Born and raised in environmentally friendly northern California, Solle never got what the big deal about the green movement was. Then he moved here.

“You don’t really see how things like access to clean water, agriculture and deforestation all connect living in the U.S.,” Solle said. “Down in Costa Rica you see it.”

With a history working for beverage companies like Red Bull and Rockstar, Solle began thinking about how he could mitigate the negatives in disposable packaging. After four years of development, Solle launched Treeson, an eco-friendly bottled water company with deep roots in Costa Rica.

Treeson’s water comes from a natural spring in Braulio Carrillo in Heredia. In the project’s initial phases, the bottles will be created in Costa Rica and shipped to the U.S.

In addition to being completely biodegradable, Treeson’s bottle is also designed to break down into clean energy. Each bottle comes with a mailing label attached. Once the bottle is empty, it collapses and can be returned by mail to Treeson’s factory where they use the recycled bottles to produce the energy to operate the factory.

“A lot of eco-products are more expensive and they don’t follow through,” Solle said. “We wanted to develop our own system that would empower people to know that by buying the product they are actually doing something.”

Taking accountability one step further, Treeson also promises to plant a tree in Costa Rica for each bottle of water they sell.

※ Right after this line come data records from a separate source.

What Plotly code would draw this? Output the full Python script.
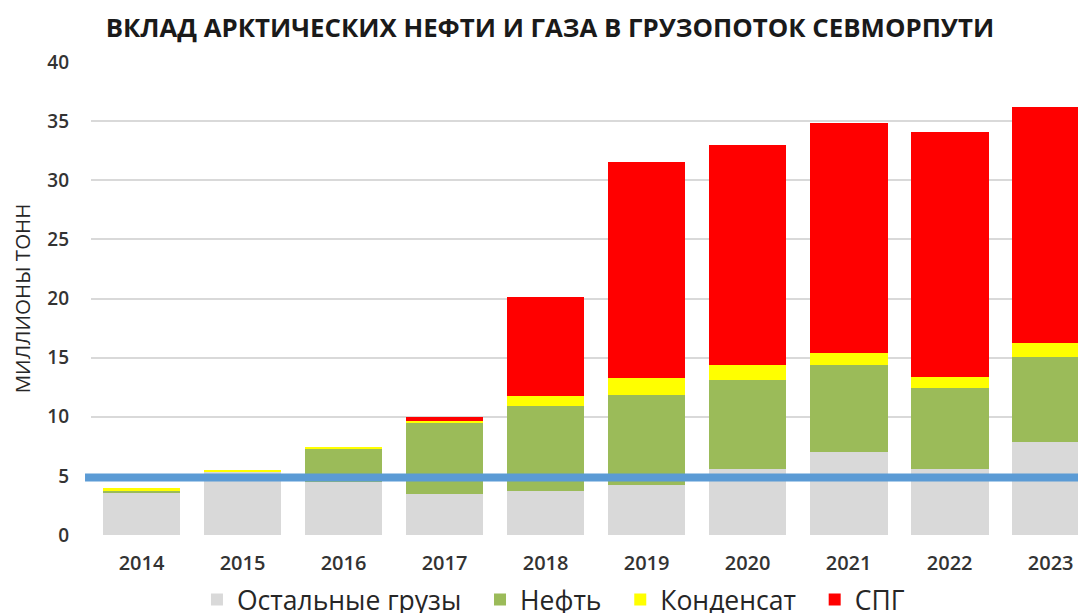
import plotly.graph_objects as go

years = ["2014", "2015", "2016", "2017", "2018", "2019", "2020", "2021", "2022", "2023"]
other_cargo = [3.6, 5.3, 4.5, 3.45, 3.7, 4.25, 5.55, 7.05, 5.6, 7.9]
oil = [0.15, 0.0, 2.85, 6.1, 7.2, 7.6, 7.6, 7.3, 6.8, 7.15]
condensate = [0.2, 0.2, 0.1, 0.1, 0.85, 1.4, 1.2, 1.0, 0.95, 1.15]
lng = [0.0, 0.0, 0.0, 0.35, 8.35, 18.3, 18.6, 19.45, 20.75, 20.0]
threshold = 4.86

NB = "\u00a0"
series = [
    ("Остальные грузы", other_cargo, "#d9d9d9"),
    ("Нефть", oil, "#9bbb59"),
    ("Конденсат", condensate, "#ffff00"),
    ("СПГ", lng, "#ff0000"),
]

fig = go.Figure()
for i, (name, vals, color) in enumerate(series):
    label = name + (NB * 2 if i < len(series) - 1 else "")
    fig.add_trace(go.Bar(x=years, y=vals, name=label, marker=dict(color=color, line=dict(width=0))))

fig.add_shape(type="line", xref="paper", yref="y", x0=-0.006, x1=1.0, y0=threshold, y1=threshold,
              line=dict(color="#5b9bd5", width=8), layer="above")

fig.update_layout(
    width=1086, height=613,
    margin=dict(l=83, r=8, t=54, b=86, autoexpand=False),
    barmode="stack", bargap=0.23,
    plot_bgcolor="white", paper_bgcolor="white",
    font=dict(family="Open Sans", color="#333333"),
    title=dict(text="<b>ВКЛАД АРКТИЧЕСКИХ НЕФТИ И ГАЗА В ГРУЗОПОТОК СЕВМОРПУТИ</b>",
               x=0.499, xanchor="center", y=0.967, yanchor="middle", xref="container", yref="container",
               font=dict(size=25.8, color="#1a1a1a", family="Open Sans")),
    xaxis=dict(range=[-0.5, 9.35], showgrid=False, showline=False, ticks="",
               tickfont=dict(size=20, color="#333333", weight=600), ticklabelstandoff=14),
    yaxis=dict(range=[0, 40], dtick=5, showgrid=True, gridcolor="#d9d9d9", gridwidth=1.5,
               zeroline=False, showline=False, ticks="",
               tickfont=dict(size=19, color="#333333", weight=600), ticklabelstandoff=21,
               title=dict(text="МИЛЛИОНЫ ТОНН", font=dict(size=20.5, color="#262626"), standoff=14)),
    legend=dict(orientation="h", x=0.1065, xanchor="left", y=-0.137, yanchor="middle",
                font=dict(size=26.5, color="#262626"), itemwidth=30, traceorder="normal"),
)

fig.write_html("out.html")
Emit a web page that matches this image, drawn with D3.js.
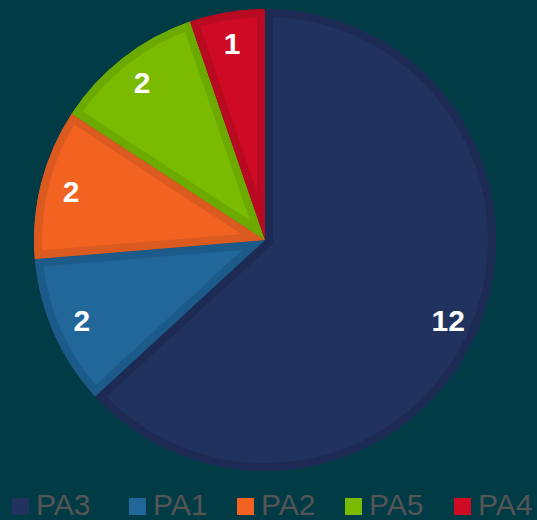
<!DOCTYPE html>
<html>
<head>
<meta charset="utf-8">
<script src="https://cdn.jsdelivr.net/npm/d3@7"></script>
<style>
  html, body { margin: 0; padding: 0; background: #003b46; }
  svg { display: block; }
</style>
</head>
<body>
<div id="pie-container"></div>
<script>
const categories = ["PA3", "PA1", "PA2", "PA5", "PA4"];
const counts = [12, 2, 2, 2, 1];
const fillColours = ["#22325e", "#21679a", "#f26322", "#7aba00", "#ce0a24"];
const edgeColours = ["#1d2b54", "#1c5b89", "#da5a1f", "#6caa00", "#b80a21"];

const width = 537, height = 520;
const cx = 265, cy = 240, radius = 231;

let svg = d3.select("#pie-container")
    .append("svg")
    .attr("width", width)
    .attr("height", height);

let data = categories.map((c, i) => ({name: c, value: counts[i], i: i}));

let pie = d3.pie()
    .sort(null)
    .value(d => d.value);

let arc = d3.arc()
    .innerRadius(0)
    .outerRadius(radius);

let labelArc = d3.arc()
    .innerRadius(200)
    .outerRadius(200);

let arcs = pie(data);

let defs = svg.append("defs");
defs.selectAll("clipPath")
    .data(arcs)
    .enter().append("clipPath")
    .attr("id", d => "clip-" + d.data.i)
    .append("path")
    .attr("d", arc);

let g = svg.append("g")
    .attr("transform", `translate(${cx},${cy})`);

// slices, with a darker inner border (stroke clipped to the slice)
g.selectAll(".slice")
    .data(arcs)
    .enter().append("path")
    .attr("class", "slice")
    .attr("d", arc)
    .attr("clip-path", d => `url(#clip-${d.data.i})`)
    .style("fill", d => fillColours[d.data.i])
    .style("stroke", d => edgeColours[d.data.i])
    .style("stroke-width", 16)
    .style("stroke-linejoin", "miter");

g.selectAll(".label")
    .data(arcs)
    .enter().append("text")
    .attr("class", "label")
    .attr("transform", d => `translate(${labelArc.centroid(d)})`)
    .attr("dy", "0.36em")
    .style("text-anchor", "middle")
    .style("font", "bold 30px 'Liberation Sans', Arial, sans-serif")
    .style("fill", "#ffffff")
    .text(d => d.data.value);

// Legend
const legendX = [12, 129, 237, 345, 454];
let legend = svg.append("g").attr("class", "legend");
let items = legend.selectAll(".item")
    .data(data)
    .enter().append("g")
    .attr("class", "item")
    .attr("transform", (d, i) => `translate(${legendX[i]}, 498)`);

items.append("rect")
    .attr("width", 17)
    .attr("height", 17)
    .style("fill", d => fillColours[d.i]);

items.append("text")
    .attr("x", 24)
    .attr("y", 17)
    .style("font", "30px 'Liberation Sans', Arial, sans-serif")
    .style("fill", "#555555")
    .text(d => d.name);
</script>
</body>
</html>
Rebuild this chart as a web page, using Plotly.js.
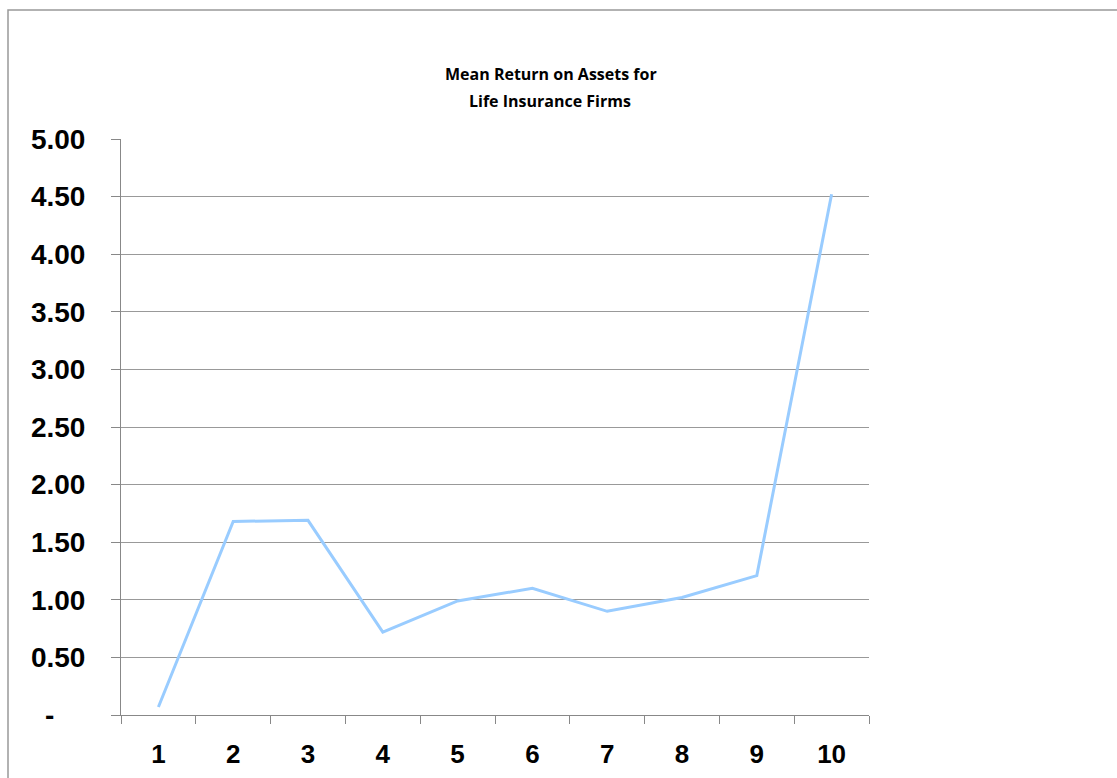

Buyers can track their trees through the Treeson app, which shows the location and growth process of each tree planted. Solle has already planted 38,000 trees bordering Manuel Antonio National Park, on the central Pacific coast.

To fund the project, Treeson has launched a crowd funding campaign on Kickstarter, where the company hopes to raise $95,000. The money would go towards finishing the bottle molds and the first round of production. In the beginning, Treeson water will only be available through direct orders in the U.S., but Solle hopes to expand to retail stores in the months following their launch. The water will cost about $1 a bottle.

By September, Treeson should also be available in stores in Costa Rica, perhaps helpful to the 25,000 Heredians currently on water rationing. Expanding to Costa Rica, however, brings the added challenge of dealing with the country’s little-used mail system. To combat this problem, Solle is developing a program where people can return their used bottles to retailers.